Burners start arriving at Reno-Tahoe International Airport after the Burning Man festival ends. We interview several burners and take a look at services ranging from plastic bags for dust-covered luggage to a bike drop-off station. (Sept. 2014) Jason Hidalgo
Andrew McKenzie of New Zealand stopped by the Kiwanis Club's temporary curbside area with a friend to donate items they used during their stay at Black Rock. The club also started a partnership with the airport this year to operate a bike drop off area for burners. The bikes will either be returned to Burning Man organizers for use again next year or donated to children in the area. The 37-year-old McKenzie thought the donations were a perfect fit for Burning Man.
"We got a bit over prepared for the trip," McKenzie said. "There's a lot of stuff that gets bought and perhaps get wasted … so it's really good to be able to see some other use for them because that's what Burning Man is all about."
With the increased crowds and additional services for burners, handling the post-Burning Man traffic requires extra preparation for the airport.
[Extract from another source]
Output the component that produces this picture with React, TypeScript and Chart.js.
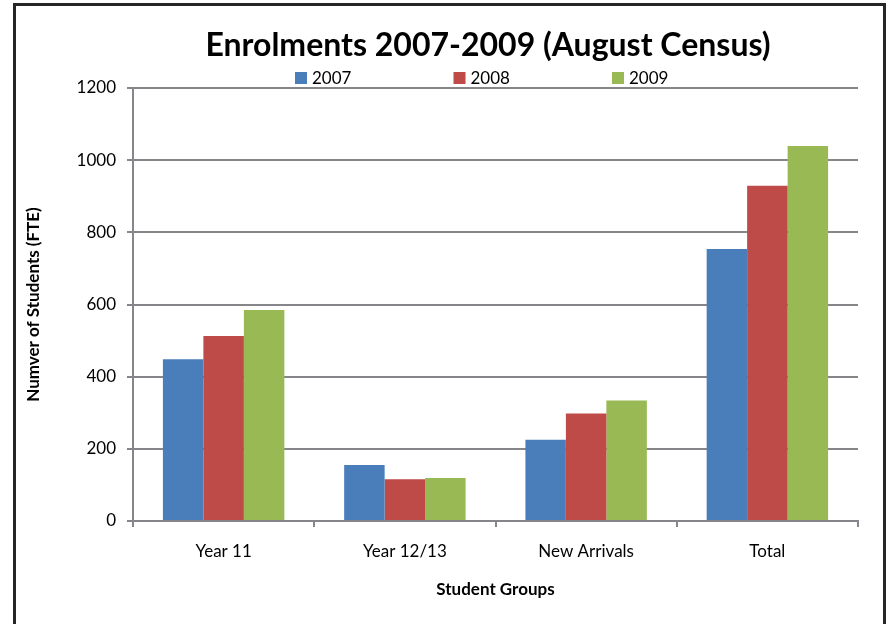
import React, { useEffect, useRef } from "react";
import { Chart, registerables } from "chart.js";

Chart.register(...registerables);

const chartTitle = "Enrolments 2007-2009 (August Census)";
const categories = ["Year 11", "Year 12/13", "New Arrivals", "Total"];
const seriesLabels = ["2007", "2008", "2009"];
const values2007 = [448, 155, 225, 754];
const values2008 = [513, 116, 298, 929];
const values2009 = [585, 119, 334, 1039];
const seriesColors = ["#4A7EBB", "#BE4B48", "#98B954"];
const yTitle = "Numver of Students (FTE)";
const xTitle = "Student Groups";
const yMin = 0;
const yMax = 1200;
const yStep = 200;

const FONT = "Lato";
const GRID = "#86868a";

const overlayPlugin = {
  id: "overlay",
  afterDraw(chart: any) {
    const ctx = chart.ctx;
    ctx.save();
    // outer frame
    ctx.strokeStyle = "#262626";
    ctx.lineWidth = 3;
    ctx.strokeRect(14.5, 4.5, 870, 700);
    // title
    ctx.fillStyle = "#000";
    ctx.font = `bold 32px ${FONT}`;
    ctx.textAlign = "center";
    ctx.textBaseline = "alphabetic";
    ctx.fillText(chartTitle, 488, 56);
    // legend
    ctx.font = `17px ${FONT}`;
    ctx.textAlign = "left";
    ctx.textBaseline = "middle";
    chart.data.datasets.forEach((ds: any, i: number) => {
      const x = 295 + i * 158.5;
      ctx.fillStyle = ds.backgroundColor;
      ctx.fillRect(x, 72, 12, 12);
      ctx.fillStyle = "#000";
      ctx.fillText(ds.label, x + 17, 79);
    });
    ctx.restore();
  },
};

export default function App() {
  const ref = useRef<HTMLCanvasElement | null>(null);

  useEffect(() => {
    if (!ref.current) return;
    const seriesValues = [values2007, values2008, values2009];
    const chart = new Chart(ref.current, {
      type: "bar",
      data: {
        labels: categories,
        datasets: seriesLabels.map((label, i) => ({
          label,
          data: seriesValues[i],
          backgroundColor: seriesColors[i],
          borderWidth: 0,
          categoryPercentage: 0.67,
          barPercentage: 1.0,
        })),
      },
      options: {
        animation: false,
        responsive: false,
        maintainAspectRatio: false,
        devicePixelRatio: 1,
        layout: { padding: { left: 14, right: 33, top: 88, bottom: 13 } },
        plugins: {
          legend: { display: false },
          title: { display: false },
          tooltip: { enabled: false },
        },
        scales: {
          x: {
            ticks: { font: { family: FONT, size: 17 }, color: "#000", padding: 14 },
            grid: {
              drawOnChartArea: false,
              drawTicks: true,
              tickLength: 6,
              color: GRID,
              lineWidth: 2,
            },
            border: { display: true, color: GRID, width: 2 },
            title: {
              display: true,
              text: xTitle,
              color: "#000",
              font: { family: FONT, size: 17, weight: "bold" },
              padding: { top: 0, bottom: 11 },
            },
            afterFit(scale: any) {
              scale.height = 90;
            },
          },
          y: {
            min: yMin,
            max: yMax,
            ticks: {
              stepSize: yStep,
              font: { family: FONT, size: 17 },
              color: "#000",
              padding: 11,
              callback: (v: any) => String(v),
            },
            grid: { color: GRID, lineWidth: 2, tickLength: 6, drawTicks: true },
            border: { display: true, color: GRID, width: 2 },
            title: {
              display: true,
              text: yTitle,
              color: "#000",
              font: { family: FONT, size: 17, weight: "bold" },
              padding: { top: 9, bottom: 0 },
            },
            afterFit(scale: any) {
              scale.width = 119;
            },
          },
        },
      } as any,
      plugins: [overlayPlugin],
    });
    return () => chart.destroy();
  }, []);

  return (
    <div style={{ position: "fixed", left: 0, top: 0, width: 891, height: 624, background: "#fff" }}>
      <canvas ref={ref} width={891} height={624} style={{ width: 891, height: 624, display: "block" }} />
    </div>
  );
}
Issue No. 1 is dealing with the dust from the playa, which can present its own unique set of challenges.
Although airport staff are used to dealing with oversized items such as golf bags and snowboards, an influx of dusty baggage is not exactly an everyday occurrence. With the airport investing about $63 million in a new security screening and baggage belt system in recent years, you can bet it's taking extra measures to make sure its investment stays in good working order.
"Airline staff actually put every single piece of luggage (from Burning Man) in a plastic bag or tub," Jared said. "The fine playa dust is unlike regular dirt and it will clog up the conveyer belt if we don't keep it clean."
As with any high-traffic day, the airport also staffs up to help keep things running smoothly. This includes its number of custodians on hand to deal with the extra trash. Because Burning Man espouses a "leave no trace" policy, many burners who go straight to the airport end up taking their trash with them. To address that, the airport sets up large bins at its curb for unwanted items.
Despite the extra effort and preparation that comes with Burning Man, it's an event that the airport welcomes.
"As the event has grown in size, we've stepped up our level of support year after year because we appreciate the positive economic impact that event brings not just to the airport but the region as a whole," Jared said. "We've really come to embrace the Burning Man festival."
The most passionate reaction to Burning Man, however, still comes from the burners themselves. Not even the stress of catching a flight set to leave in 15 minutes was enough to erase the post-Burning Man glee felt by Brielle Gearson as she hurried to check in her bags curbside.
"The whole experience was just eye opening," the Los Angeles resident said. "The sense of community was just amazing and I can't wait to experience it again another time."
For others, the impact of Burning Man was even more emotional. Orysia Kolody was literally brought to tears as she recounted the best parts of what she considers a "life-changing" experience.
"It restores your faith in humanity," the 30-year-old Chicago resident said. "(The people there) they just want to enjoy life and they want to make others enjoy and make the most of it. It was incredible."